Sunday, November 12, 2006

Making tough decisions

I'm inspired by the content of my last post, combined with some of the content of Ron Blue's Splitting Heirs.

Blue says we need to "love [our] children equally and, as such, treat them uniquely."

Now, that's tough! (Tougher for some than for others.)

I was talking with my dad a week or so ago and he said he found the idea of even attempting to differentiate among his six children overwhelming. I mean, he knows we are different. He knows I have absolutely no need for any portion of his estate, whereas others of my five brothers and sisters are not so well off. He knows that some of us are quite capable of taking care of ourselves, whereas others . . . aren't.

But trying to figure these things out--or even talking about them with his children--seems "just" too difficult.

Blue offers a scenario. I'm not going to get the details all right. But the general picture is what matters:

Suppose you have three children, Blue suggests.

  • The oldest, a daughter, is married, professes faith in Christ, lives in the "right" neighborhood, goes to the "right" church, wears--and makes sure her husband and children all wear--the "right" clothes. She and her husband are members of all the "right" clubs and organizations. . . .
  • Number two, a son, is married and has children. Their family, members of a "faith" mission in which financial support is spotty, bumps along just above the poverty line. But they are joyful in their service in the inner city. . . .
  • Number three child is also a son. At this time, he shows no inclination to serve Jesus. In fact, he's been to prison on a drugs charge. He has had several unbelievable business opportunities which, somehow, in every case, he has squandered. At this point in his life, he spends most of his time watching TV and playing video games. . . .
Question: Are you going to treat them all the same in your will?

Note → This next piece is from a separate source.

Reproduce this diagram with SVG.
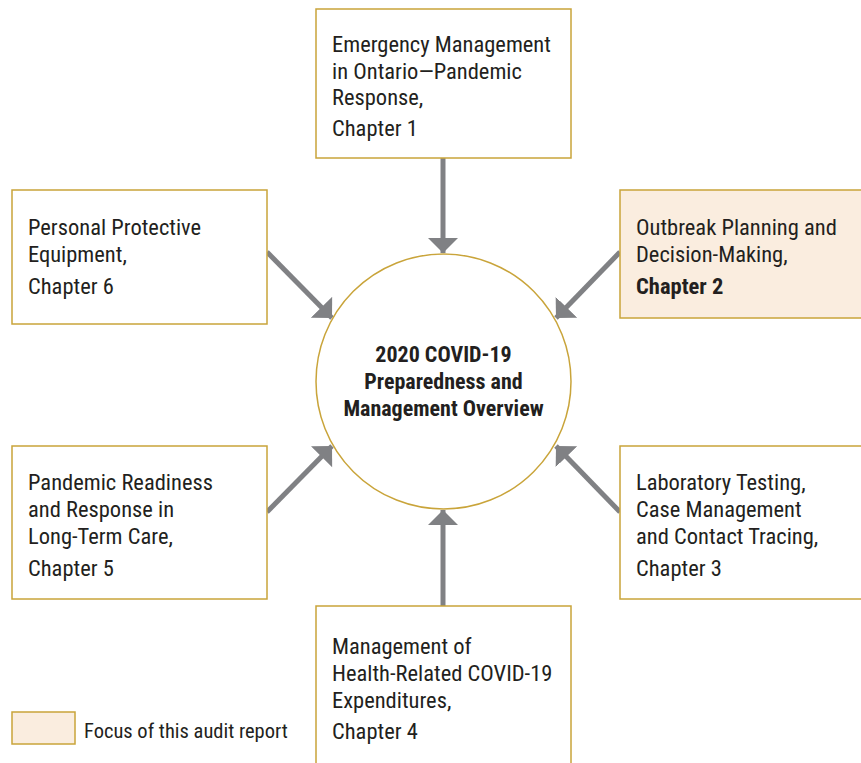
<svg xmlns="http://www.w3.org/2000/svg" width="861" height="763" viewBox="0 0 861 763">
<style>
.box{fill:#fff;stroke:#c9a43a;stroke-width:1.5}
.focus{fill:#faeddf;stroke:#c9a43a;stroke-width:1.5}
.t{font-family:"Roboto","Liberation Sans",sans-serif;font-size:22.5px;fill:#231f20;font-stretch:condensed}
.b{font-weight:bold}
.c{text-anchor:middle}
.arr{stroke:#808184;stroke-width:5;fill:none;marker-end:url(#ah)}
</style>
<defs>
<marker id="ah" markerUnits="userSpaceOnUse" markerWidth="16" markerHeight="31" refX="15" refY="15" orient="auto" viewBox="0 0 16 31">
<path d="M0,0 L15,15 L0,30 Z" fill="#808184"/>
</marker>
</defs>
<g id="connectors">
<line class="arr" x1="443" y1="158" x2="443" y2="253"/>
<line class="arr" x1="443" y1="606" x2="443" y2="510"/>
<line class="arr" x1="267" y1="252" x2="332" y2="318"/>
<line class="arr" x1="620" y1="252" x2="556" y2="318"/>
<line class="arr" x1="267" y1="512" x2="332" y2="446"/>
<line class="arr" x1="620" y1="512" x2="556" y2="446"/>
</g>
<g id="center">
<circle cx="443.5" cy="381.5" r="127.5" fill="#fff" stroke="#c9a43a" stroke-width="1.5"/>
<text class="t b c" x="443.5" y="362" style="font-size:22px">2020 COVID-19</text>
<text class="t b c" x="443.5" y="389" style="font-size:22px">Preparedness and</text>
<text class="t b c" x="443.5" y="416" style="font-size:22px">Management Overview</text>
</g>
<g id="ch1">
<rect class="box" x="316" y="9" width="255" height="149"/>
<text class="t" x="332" y="52">Emergency Management</text>
<text class="t" x="332" y="79">in Ontario—Pandemic</text>
<text class="t" x="332" y="105">Response,</text>
<text class="t" x="332" y="136">Chapter 1</text>
</g>
<g id="ch2">
<rect class="focus" x="620" y="190" width="242" height="128"/>
<text class="t" x="636" y="235">Outbreak Planning and</text>
<text class="t" x="636" y="262">Decision-Making,</text>
<text class="t b" x="636" y="294">Chapter 2</text>
</g>
<g id="ch6">
<rect class="box" x="12" y="190" width="255" height="134"/>
<text class="t" x="28" y="235">Personal Protective</text>
<text class="t" x="28" y="262">Equipment,</text>
<text class="t" x="28" y="294">Chapter 6</text>
</g>
<g id="ch5">
<rect class="box" x="12" y="446" width="255" height="153"/>
<text class="t" x="28" y="490">Pandemic Readiness</text>
<text class="t" x="28" y="517">and Response in</text>
<text class="t" x="28" y="544">Long-Term Care,</text>
<text class="t" x="28" y="576">Chapter 5</text>
</g>
<g id="ch3">
<rect class="box" x="620" y="446" width="242" height="153"/>
<text class="t" x="636" y="490">Laboratory Testing,</text>
<text class="t" x="636" y="517">Case Management</text>
<text class="t" x="636" y="544">and Contact Tracing,</text>
<text class="t" x="636" y="576">Chapter 3</text>
</g>
<g id="ch4">
<rect class="box" x="316" y="606" width="255" height="170"/>
<text class="t" x="332" y="654">Management of</text>
<text class="t" x="332" y="681">Health-Related COVID-19</text>
<text class="t" x="332" y="708">Expenditures,</text>
<text class="t" x="332" y="739">Chapter 4</text>
</g>
<g id="legend">
<rect class="focus" x="12" y="712" width="63" height="32"/>
<text class="t" x="84" y="738" style="font-size:20.5px">Focus of this audit report</text>
</g>
</svg>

You know: being fair and all. . . .

Blue suggests--and I absolutely agree: no, you ought not to treat them all the equally! Love them all equally? Yes. Treat them all equally? No way!

But this is hard work.

I have determined that, God helping me, I will do that hard work in behalf of my children.

Well. And then there is this matter of a living will.

Our attorney, knowing of our Christian commitment, urged Sarita and me to sign some kind of--I'm not sure if it was a DNR/Do Not Resuscitate order, but--some kind of Living Will document that provided for less strenuous efforts than might otherwise be made. "After all," he said, "you know where you are going, and it is a Better Place."

I believe that. I don't believe This World is All There Is. So I have no strong motivation for clinging to this life beyond reason. Yet there is a purpose to life! There is a reason to keep living. At least, to some degree.

My brother, Pete, who was dead and yet is now alive: Pete says that, while he was dead, he [I'm not sure if he has said he met Jesus; but . . . ] . . . he saw that he has a strong hope for a much better/more beautiful "tomorrow"--after death. Yet he is glad he is alive. And I am glad he is alive. He has a reason for living on this earth today. He has things to do, promises to keep.

So how shall I write my living will?

I have some tough decisions ahead of me!